----- Stored rows

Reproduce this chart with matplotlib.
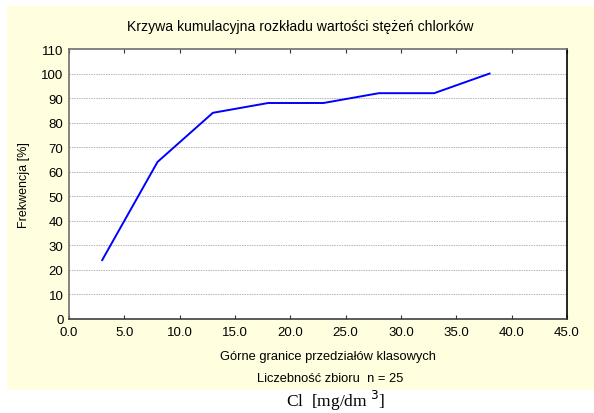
import matplotlib.pyplot as plt
from matplotlib.patches import Rectangle

# upper class limits and cumulative frequency
granice = [3, 8, 13, 18, 23, 28, 33, 38]
frekwencja = [24, 64, 84, 88, 88, 92, 92, 100]
xticks = [0, 5, 10, 15, 20, 25, 30, 35, 40, 45]
yticks = list(range(0, 111, 10))

plt.rcParams['font.family'] = ['Liberation Sans', 'DejaVu Sans']

fig = plt.figure(figsize=(5.94, 4.14), dpi=100)
fig.patch.set_facecolor('white')
# yellow panel behind the chart
fig.patches.append(Rectangle((7 / 594, 1 - 391 / 414), 587 / 594, 384 / 414,
                             transform=fig.transFigure, facecolor='#ffffe0',
                             edgecolor='none', zorder=-5))

ax = fig.add_axes([69 / 594, 1 - 320 / 414, 498 / 594, 270 / 414])
ax.set_facecolor('white')
ax.plot(granice, frekwencja, color='#0000ff', lw=1.4)

ax.set_xlim(0, 45)
ax.set_ylim(0, 110)
ax.set_xticks(xticks)
ax.set_xticklabels([f'{v:.1f}' for v in xticks])
ax.set_yticks(yticks)
for y in yticks[1:-1]:
    ax.axhline(y, color='#b4b4b4', lw=0.7, ls=(0, (1.5, 1)), zorder=0)

ax.tick_params(axis='x', direction='in', length=3, top=True, labelsize=9.5, pad=5, color='#333333')
ax.tick_params(axis='y', length=0, labelsize=9.5, pad=4)
ax.spines['left'].set_color('#707070')
ax.spines['top'].set_color('#707070')
ax.spines['bottom'].set_color('#404040')
ax.spines['right'].set_color('black')
for s in ax.spines.values():
    s.set_linewidth(1.2)

fig.text(0.505, 1 - 27 / 414, 'Krzywa kumulacyjna rozkładu wartości stężeń chlorków',
         ha='center', va='center', fontsize=10.1)
ax.set_ylabel('Frekwencja [%]', fontsize=9, labelpad=8)
fig.text(328 / 594, 1 - 357 / 414, 'Górne granice przedziałów klasowych',
         ha='center', va='center', fontsize=9.3)
fig.text(330 / 594, 1 - 379 / 414, 'Liczebność zbioru  n = 25',
         ha='center', va='center', fontsize=9.3)
fig.text(336 / 594, 1 - 401 / 414, r'Cl  [mg/dm $^3$]', ha='center', va='center',
         fontsize=12.5, family=['Liberation Serif', 'DejaVu Serif'])

fig.savefig('out.png', dpi=100)
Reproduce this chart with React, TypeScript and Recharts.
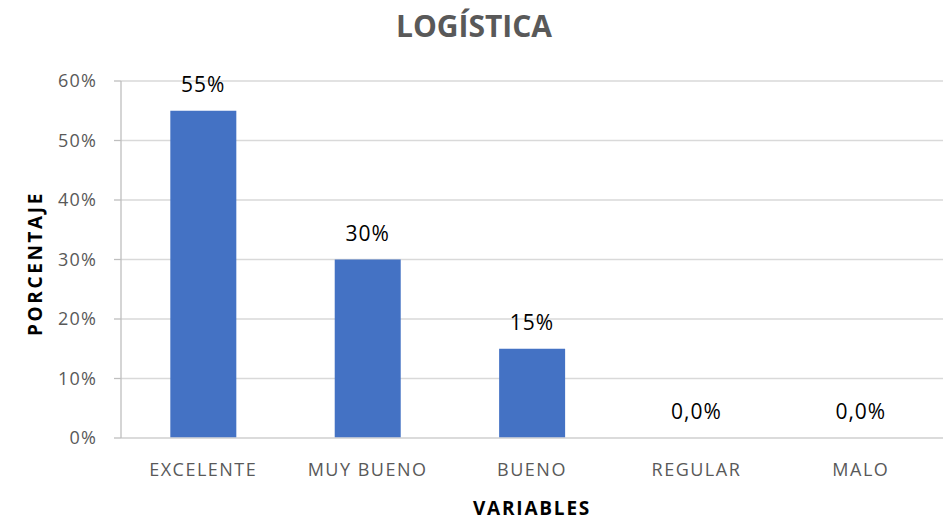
import React from "react";
import { ComposedChart, Bar, Line, XAxis, YAxis, CartesianGrid, LabelList, Label } from "recharts";

const categories = ["EXCELENTE", "MUY BUENO", "BUENO", "REGULAR", "MALO"];
const values = [0.55, 0.3, 0.15, 0, 0];
const valueLabels = ["55%", "30%", "15%", "0,0%", "0,0%"];
const yTicks = [0, 0.1, 0.2, 0.3, 0.4, 0.5, 0.6];

const data = categories.map((c, i) => ({ name: c, value: values[i], label: valueLabels[i] }));

const FONT = "'Open Sans', 'Noto Sans', sans-serif";

export default function App() {
  return (
    <div style={{ position: "absolute", left: 0, top: 0, width: 948, height: 521, background: "#fff", fontFamily: FONT }}>
      <div
        style={{
          position: "absolute",
          left: 0,
          top: 5,
          width: 948,
          textAlign: "center",
          fontSize: 30,
          lineHeight: "normal",
          fontWeight: 700,
          color: "#595959",
          fontFamily: FONT,
        }}
      >
        LOGÍSTICA
      </div>
      <ComposedChart
        width={948}
        height={521}
        data={data}
        margin={{ top: 81, right: 5, bottom: 0, left: 0 }}
        barCategoryGap="30%"
      >
        <CartesianGrid vertical={false} stroke="#d9d9d9" strokeWidth={1.3} />
        <XAxis
          dataKey="name"
          height={83}
          axisLine={{ stroke: "#d9d9d9", strokeWidth: 1.3 }}
          tickLine={false}
          tickMargin={19}
          tick={{ fill: "#595959", fontSize: 18, fontFamily: FONT, style: { letterSpacing: "1.5px" } }}
          interval={0}
        >
          <Label
            value="VARIABLES"
            position="insideBottom"
            offset={6}
            fill="#000"
            fontSize={19}
            fontWeight={700}
            fontFamily={FONT}
            style={{ letterSpacing: "1.8px" }}
          />
        </XAxis>
        <YAxis
          width={121}
          domain={[0, 0.6]}
          ticks={yTicks}
          tickFormatter={(v: number) => `${Math.round(v * 100)}%`}
          axisLine={{ stroke: "#bfbfbf", strokeWidth: 1.3 }}
          tickLine={{ stroke: "#bfbfbf", strokeWidth: 1.3 }}
          tickSize={7}
          tickMargin={17}
          tick={{ fill: "#595959", fontSize: 18, fontFamily: FONT, style: { letterSpacing: "1.2px" } }}
        >
          <Label
            value="PORCENTAJE"
            angle={-90}
            position="insideLeft"
            offset={35}
            dy={4}
            style={{ textAnchor: "middle", letterSpacing: "2.6px" }}
            fill="#000"
            fontSize={19}
            fontWeight={700}
            fontFamily={FONT}
          />
        </YAxis>
        <Bar dataKey="value" fill="#4472c4" isAnimationActive={false} />
        <Line
          dataKey="value"
          stroke="none"
          dot={false}
          activeDot={false}
          legendType="none"
          isAnimationActive={false}
        >
          <LabelList
            dataKey="label"
            position="top"
            offset={19}
            fill="#000"
            fontSize={21}
            fontFamily={FONT}
            style={{ letterSpacing: "1px" }}
          />
        </Line>
      </ComposedChart>
    </div>
  );
}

----------

→ What you will do
Starting with the first line of the data above and ending with the line containing "plt.rcParams['font.family'] = ['Liberation", please restate every line exactly, leaving images out.

→ Solution
Reproduce this chart with matplotlib.
import matplotlib.pyplot as plt
from matplotlib.patches import Rectangle

# upper class limits and cumulative frequency
granice = [3, 8, 13, 18, 23, 28, 33, 38]
frekwencja = [24, 64, 84, 88, 88, 92, 92, 100]
xticks = [0, 5, 10, 15, 20, 25, 30, 35, 40, 45]
yticks = list(range(0, 111, 10))

plt.rcParams['font.family'] = ['Liberation Sans', 'DejaVu Sans']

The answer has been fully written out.